Tasmanian Devils Are Reintroduced to Australia's Mainland for First Time in 3,000 Years
In a giant step forward for the Tasmanian devil, the iconic species has been reintroduced to Australia's mainland in a protected, disease-free area, The Guardian reported.
As the largest carnivorous marsupial species, Tasmanian devils vanished from the mainland about 3,000 years ago, but survived in Tasmania. However, they have declined in the latter in recent decades due to an aggressive, infectious cancer called Devil Facial Tumor Disease (DFTD) that attacks their faces and mouths, according to Smithsonian Magazine.
Scientists believe that a combination of factors — including aggressive dingoes, human activity and extended dry seasons — contributed to Tasmanian devils disappearing from the mainland.
"I think any one of those three factors alone probably wouldn't have caused extinction — but the three of them together likely caused the devil to become extinct on the mainland," Menna Jones, an ecologist at the University of Tasmania, told the AP.
To reinvigorate the health of the species, the Australian NGO Aussie Ark introduced 26 disease-free Tasmanian devils to Barrington Tops, a 988-acre wildlife sanctuary in New South Wales, CNN reported. Aussie Ark has been involved in Tasmanian devil conservation for the past decade.

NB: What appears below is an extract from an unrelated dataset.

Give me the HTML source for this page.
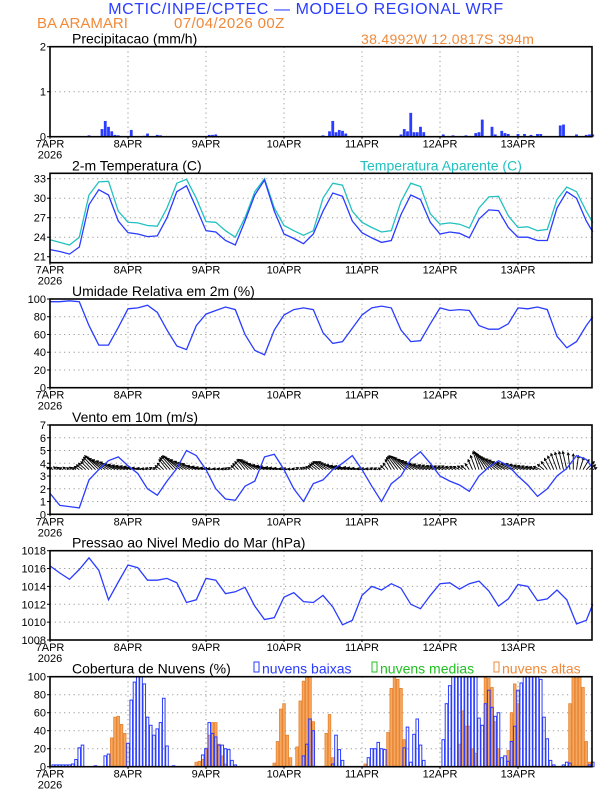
<!DOCTYPE html>
<html><head><meta charset="utf-8"><style>
html,body{margin:0;padding:0;background:#fff;}
svg{display:block;font-family:"Liberation Sans",sans-serif;}
.tk{font-size:11px;fill:#000;}
.tt{font-size:14px;fill:#000;}
</style></head><body>
<svg id="c" width="612" height="792" viewBox="0 0 612 792">
<text x="306" y="14" text-anchor="middle" font-size="16" letter-spacing="0.6" fill="#2a3cff">MCTIC/INPE/CPTEC — MODELO REGIONAL WRF</text>
<text x="37" y="28" font-size="15" fill="#f08a3a">BA ARAMARI</text>
<text x="174" y="28" font-size="15" letter-spacing="0.4" fill="#f08a3a">07/04/2026 00Z</text>
<text x="361" y="44" font-size="14" letter-spacing="0.3" fill="#f08a3a">38.4992W 12.0817S 394m</text>
</svg>
<script>
const precipHours=[12,16,17,18,19,20,21,25,29,30,33,34,49,50,51,84,86,87,88,89,90,91,108,109,110,111,112,113,114,115,121,124,128,131,132,133,136,137,139,140,141,144,146,148,150,151,157,158,162,165,166,167];
const precipVals=[0.03,0.17,0.35,0.22,0.12,0.04,0.03,0.15,0.02,0.07,0.04,0.03,0.04,0.04,0.05,0.03,0.12,0.35,0.1,0.15,0.13,0.07,0.05,0.17,0.12,0.53,0.1,0.1,0.22,0.1,0.05,0.03,0.03,0.08,0.1,0.38,0.22,0.05,0.13,0.08,0.06,0.06,0.06,0.04,0.06,0.06,0.25,0.27,0.05,0.04,0.05,0.05];
const hours3=[0,3,6,9,12,15,18,21,24,27,30,33,36,39,42,45,48,51,54,57,60,63,66,69,72,75,78,81,84,87,90,93,96,99,102,105,108,111,114,117,120,123,126,129,132,135,138,141,144,147,150,153,156,159,162,165,167];
const temp2m=[22.1,21.8,21.4,22.5,29,31.3,30.5,26.5,24.7,24.5,24.1,24.2,27,31,31.9,28.5,25,24.8,23.5,22.8,26.5,30.5,32.8,28,24.5,23.8,23.0,24.5,28,30.8,30.3,26.5,24.7,23.9,23.2,23.5,27.5,30.5,29.8,26.3,24.5,24.8,24.6,23.9,26.8,28.2,28.1,25.5,24,24,23.5,23.5,28.5,31.0,30,26.5,24.8];
const tempApar=[23.6,23.2,22.8,24,30.5,32.5,32.6,28,26.3,26.2,25.8,25.7,28.5,32.3,32.9,30,26.4,26.3,25,24,27,31,33,28.5,25.8,25,24.3,25,30,32.3,32,28,26.3,25.5,24.8,25,29.5,32.3,31.8,27.6,26,26.2,26,25.4,28.5,30.2,30.3,27.3,25.5,25.6,25,25.2,29.8,31.7,31,28,26.2];
const humidity=[97,97,98,97,70,48,48,68,89,90,93,85,65,47,43,70,83,87,91,88,60,42,37,65,82,88,90,88,62,50,52,67,82,90,92,90,65,52,53,72,90,87,88,87,70,66,66,72,90,89,91,88,58,45,52,70,80];
const windSpeed=[1.65,0.7,0.6,0.5,2.7,3.5,4.2,4.5,3.8,3.2,2.0,1.5,2.6,3.6,5.0,4.6,3.5,2.0,1.2,1.1,2.2,2.6,4.5,4.7,3.5,2.0,1.0,2.4,2.7,3.5,4.0,4.6,3.5,2.2,1.0,2.4,3.0,4.3,4.9,4.0,3.0,2.6,2.3,1.8,3.0,3.7,4.2,3.8,3.0,2.3,1.4,2.0,3.0,3.6,4.6,4.3,3.6];
const windU=[-0.8,-0.9,-0.7,-0.8,-0.9,-0.8,-0.7,-0.8,-0.9,-1.2,-1.5,-1.8,
-2,-2.5,-3,-3.5,-3.8,-4,-4,-3.8,-3.7,-3.5,-3.3,-3.1,
-3,-2.8,-2.6,-2.5,-2.2,-1.8,-1.5,-1.3,-1.1,-1,-1.3,-1.6,
-2,-2.6,-3,-3.5,-3.8,-4,-4,-3.8,-3.6,-3.5,-3,-2.7,
-2.5,-2.2,-2,-2,-1.5,-1.2,-1,-1,-1,-1,-1.4,-1.7,
-2,-2.5,-3,-3.5,-3.8,-4,-4,-3.8,-3.6,-3.5,-3,-2.8,
-2.5,-2,-1.8,-1.5,-1.2,-1,-0.8,-0.9,-1,-1.2,-1.7,-2.1,
-2.5,-3,-3.3,-3.5,-3.8,-4,-4,-3.8,-3.6,-3.5,-3,-2.8,
-2.5,-2,-1.8,-1.5,-1.2,-1,-0.8,-1,-1.2,-1.5,-2,-2.5,
-3,-3.4,-3.7,-4,-4,-4,-4,-3.7,-3.4,-3,-2.8,-2.6,
-2.5,-2.3,-2.1,-2,-1.8,-1.6,-1.5,-1.3,-1.2,-1,-1.1,-1.3,
-1.5,-2,-2.5,-3,-3.4,-3.7,-4,-4,-4,-4,-3.6,-3.3,
-3,-2.8,-2.6,-2.5,-2.3,-2.1,-2,-1.8,-1.6,-1.5,-1.5,-1.5,
-1.5,-1.3,-1.1,-1,-0.5,0,0.5,1,1.5,2,1.5,1];
const windV=[0.6,0.5,0.7,0.6,0.5,0.6,0.5,0.6,0.5,0.8,1.2,1.6,
2,2.6,3.1,3.5,3.2,2.8,2.5,2.2,1.9,1.5,1.3,1.1,
1,0.9,0.8,0.6,0.5,0.4,0.3,0.4,0.5,0.5,1,1.6,
2.5,3,3.3,3.5,3.2,2.8,2.5,2.1,1.8,1.5,1,0.8,
0.6,0.5,0.4,0.3,0.3,0.3,0.3,0.4,0.5,1,1.5,2,
2.5,2.6,2.5,2.5,2.2,1.9,1.5,1.2,1,0.8,0.6,0.5,
0.4,0.3,0.3,0.2,0.3,0.5,0.5,0.6,0.8,1,1.4,1.7,
2,2,2,2,1.7,1.4,1.2,1,0.9,0.7,0.6,0.5,
0.4,0.3,0.3,0.3,0.4,0.4,0.4,1,1.6,2.5,3,3.3,
3.5,3.4,3.2,3,2.6,2.3,2,1.6,1.4,1.2,1.1,1,
1,0.9,0.9,0.9,0.8,0.8,0.8,0.9,1,1.5,2.5,3.5,
4.5,4.5,4.2,4,3.6,3.3,3,2.7,2.4,2,1.8,1.6,
1.5,1.3,1.1,1,0.9,0.8,0.7,0.8,1.3,2,2.8,3.4,
4,4.3,4.5,4.5,4.2,3.9,3.5,3,2.5,2,1.2,0.5];
const pressure=[1016.3,1015.5,1014.8,1015.9,1017.2,1015.8,1012.5,1014.5,1016.4,1016.1,1014.7,1014.7,1014.9,1014.4,1012.2,1012.5,1014.9,1014.7,1013.2,1013.4,1013.9,1011.8,1010.3,1010.5,1012.8,1013.3,1012.3,1012.2,1013.0,1011.7,1009.7,1010.2,1013.0,1014,1013.6,1014.3,1013.8,1012.0,1011.5,1013,1014.3,1014.4,1013.7,1014.3,1014.6,1013.5,1011.8,1012.6,1014.2,1014.0,1012.4,1012.6,1013.6,1012.5,1009.8,1010.2,1012.0];
const lowHours=[1,2,3,4,5,6,7,8,9,10,14,17,18,24,25,26,27,28,29,30,31,32,33,34,35,36,38,47,48,49,50,51,52,53,54,55,56,57,78,79,80,81,87,88,89,90,98,99,100,101,102,103,109,110,111,112,113,114,115,121,122,123,124,125,126,127,128,129,130,131,132,133,134,135,136,137,138,139,140,141,142,143,144,145,146,147,148,149,150,151,152,153,154,155,158,159,160,166,167];
const lowVals=[2,2,2,2,2,2,3,8,21,24,1,12,14,26,74,94,100,100,92,55,46,35,42,49,76,23,1,13,20,49,37,33,24,24,20,19,7,2,12,25,53,40,3,35,19,7,10,20,20,27,20,19,21,44,5,36,53,24,7,30,70,90,100,100,100,100,100,100,100,100,54,46,70,85,66,56,60,10,12,6,28,45,85,93,100,100,100,100,100,97,55,31,7,2,2,5,4,2,5];
const highHours=[19,20,21,22,23,45,46,47,48,49,50,51,52,53,54,69,70,71,72,73,74,76,77,78,79,80,81,85,86,87,97,104,105,106,107,108,109,126,127,128,129,130,131,134,135,136,137,138,141,142,143,144,160,161,162,163,164,165,166];
const highVals=[32,55,56,47,37,5,6,8,20,35,49,49,25,12,3,4,28,64,70,35,10,22,73,95,100,100,50,37,58,10,3,38,87,100,97,87,30,25,62,45,45,20,15,100,98,88,50,20,18,60,92,70,70,100,100,100,88,28,5];
const dayLabels=["7APR","8APR","9APR","10APR","11APR","12APR","13APR"];

const svg=document.getElementById('c');
const NS='http://www.w3.org/2000/svg';
const X0=50,DAY=78;
function xh(h){return X0+h*DAY/24;}
function mk(tag,attrs,parent){const e=document.createElementNS(NS,tag);for(const k in attrs)e.setAttribute(k,attrs[k]);(parent||svg).appendChild(e);return e;}
function panel(name,top,bot,ymin,ymax,ticks,title){
  const g=mk('g',{});
  
  
  const y=v=>bot-(v-ymin)/(ymax-ymin)*(bot-top);
  for(let d=1;d<7;d++){const l=mk('line',{x1:xh(d*24),x2:xh(d*24),y1:top,y2:bot,stroke:'#999','stroke-dasharray':'1.2,3.5','stroke-width':1},g);
    
    }
  ticks.forEach(t=>{const yy=y(t);
    if(yy>top+1&&yy<bot-1){const l=mk('line',{x1:X0,x2:592,y1:yy,y2:yy,stroke:'#999','stroke-dasharray':'1.2,3.5','stroke-width':1},g);
      
      }
    mk('line',{x1:X0-3,x2:X0,y1:yy,y2:yy,stroke:'#000'},g);
    const tx=mk('text',{x:X0-4,y:yy+4,'text-anchor':'end',class:'tk'},g);tx.textContent=t;
    
    });
  dayLabels.forEach((s,i)=>{const tx=mk('text',{x:xh(i*24),y:bot+11,'text-anchor':'middle',class:'tk'},g);tx.textContent=s;
    
    
    mk('line',{x1:xh(i*24),x2:xh(i*24),y1:bot,y2:bot+2,stroke:'#000'},g);});
  const yr=mk('text',{x:X0,y:bot+22,'text-anchor':'middle',class:'tk'},g);yr.textContent='2026';
  
  
  const tt=mk('text',{x:72,y:top-3,class:'tt'},g);tt.textContent=title;
  
  
  return {g,y,top,bot};
}
function frame(p){const r=mk('rect',{x:X0,y:p.top,width:592-X0,height:p.bot-p.top,fill:'none',stroke:'#000','stroke-width':1.6},p.g);
  
  }
function line(p,vals,col,name){const d=vals.map((v,i)=>(i?'L':'M')+xh(hours3[i]).toFixed(1)+','+p.y(v).toFixed(1)).join('');
  const e=mk('path',{d,fill:'none',stroke:col,'stroke-width':1.3},p.g);
  
  }

const p1=panel('precip-panel',46.7,136.7,0,2,[0,1,2],'Precipitacao (mm/h)');
precipHours.forEach((h,i)=>{const yy=p1.y(precipVals[i]);const b=mk('rect',{x:xh(h)-1.4,y:yy,width:2.8,height:p1.bot-yy,fill:'#2a3cff'},p1.g);
  
  });
frame(p1);
const p2=panel('temperature-panel',173.3,262.7,20.08,33.83,[21,24,27,30,33],'2-m Temperatura (C)');
const ta=mk('text',{x:360,y:170.3,'font-size':'14',fill:'#22c0c0'},p2.g);ta.textContent='Temperatura Aparente (C)';


line(p2,tempApar,'#22c0c0','apparent-temp-line');
line(p2,temp2m,'#2a3cff','temp-line');
frame(p2);
const p3=panel('humidity-panel',299,387.7,0,100,[0,20,40,60,80,100],'Umidade Relativa em 2m (%)');
line(p3,humidity,'#2a3cff','humidity-line');
frame(p3);
const p4=panel('wind-panel',425,514.3,0,7,[0,1,2,3,4,5,6,7],'Vento em 10m (m/s)');
const base=p4.y(3.5),VS=4;
windU.forEach((u,h)=>{const x1=xh(h),x2=x1+u*VS,y2=base-windV[h]*VS;
  const a=mk('line',{x1,y1:base,x2,y2,stroke:'#000','stroke-width':0.9},p4.g);
  
  
  const ang=Math.atan2(y2-base,x2-x1),L=2.6;
  const hd=mk('path',{d:`M${x2-L*Math.cos(ang-0.5)},${y2-L*Math.sin(ang-0.5)}L${x2},${y2}L${x2-L*Math.cos(ang+0.5)},${y2-L*Math.sin(ang+0.5)}`,fill:'none',stroke:'#000','stroke-width':0.9},p4.g);
  
  });
line(p4,windSpeed,'#2a3cff','wind-speed-line');
frame(p4);
const p5=panel('pressure-panel',550.7,640,1008,1018,[1008,1010,1012,1014,1016,1018],'Pressao ao Nivel Medio do Mar (hPa)');
line(p5,pressure,'#2a3cff','pressure-line');
frame(p5);
const p6=panel('cloud-panel',676.7,766.7,0,100,[0,20,40,60,80,100],'Cobertura de Nuvens (%)');
highHours.forEach((h,i)=>{const yy=p6.y(highVals[i]);const b=mk('rect',{x:xh(h)-1.3,y:yy,width:2.6,height:p6.bot-yy,fill:'#f5a860',stroke:'#e8802e','stroke-width':0.8},p6.g);
  
  });
lowHours.forEach((h,i)=>{const yy=p6.y(lowVals[i]);const b=mk('rect',{x:xh(h)-1.3,y:yy,width:2.6,height:p6.bot-yy,fill:'none',stroke:'#2a3cff','stroke-width':1},p6.g);
  
  });
[['legend-low-clouds',254,'#2a3cff','nuvens baixas'],['legend-mid-clouds',372,'#22c022','nuvens medias'],['legend-high-clouds',494,'#f08a3a','nuvens altas']].forEach(([n,x,c,t])=>{
  const g=mk('g',{},p6.g);
  
  
  mk('rect',{x:x,y:662,width:5,height:10,fill:'none',stroke:c,'stroke-width':1},g);
  const tx=mk('text',{x:x+8,y:673.5,'font-size':'14',fill:c},g);tx.textContent=t;});
frame(p6);
</script>
</body></html>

"Seeing those devils released into a wild landscape — it's a really emotional moment," Liz Gabriel, director of conservation group Aussie Ark, told the AP.
Aussie Ark is using tracking devices and camera traps to monitor their health and evaluate how the devils are responding to the new environment. If the released animals thrive and reproduce, then Aussie Ark intends to release another disease-free cluster in a protected area in 2021, The Guardian reported.
"Not only is this the reintroduction of one of Australia's beloved animals, but of an animal that will engineer the entire environment around it, restoring and rebalancing our forest ecology after centuries of devastation from introduced foxes and cats and other invasive predators," Tim Faulkner, president of Aussie Ark, told CNN.
David Hamilton, a researcher at the University of Tasmania who was not involved in the project, explained how the devils scare off cats, which may allow animals that are afraid of cats to come out at night, Smithsonian Magazine reported.
According to the BBC, the current devil population in Tasmania hovers around 25,000, a fraction of the 150,000 that existed before DFTD took hold in the 1990s.
Those dwindling numbers have classified Tasmanian devils as an endangered species. Aussie Ark hopes that the project is a resounding success so that they can release more devils into unprotected areas in the future.
"In 100 years, we are going to be looking back at this day as the day that set in motion the ecological restoration of an entire country," Faulkner said.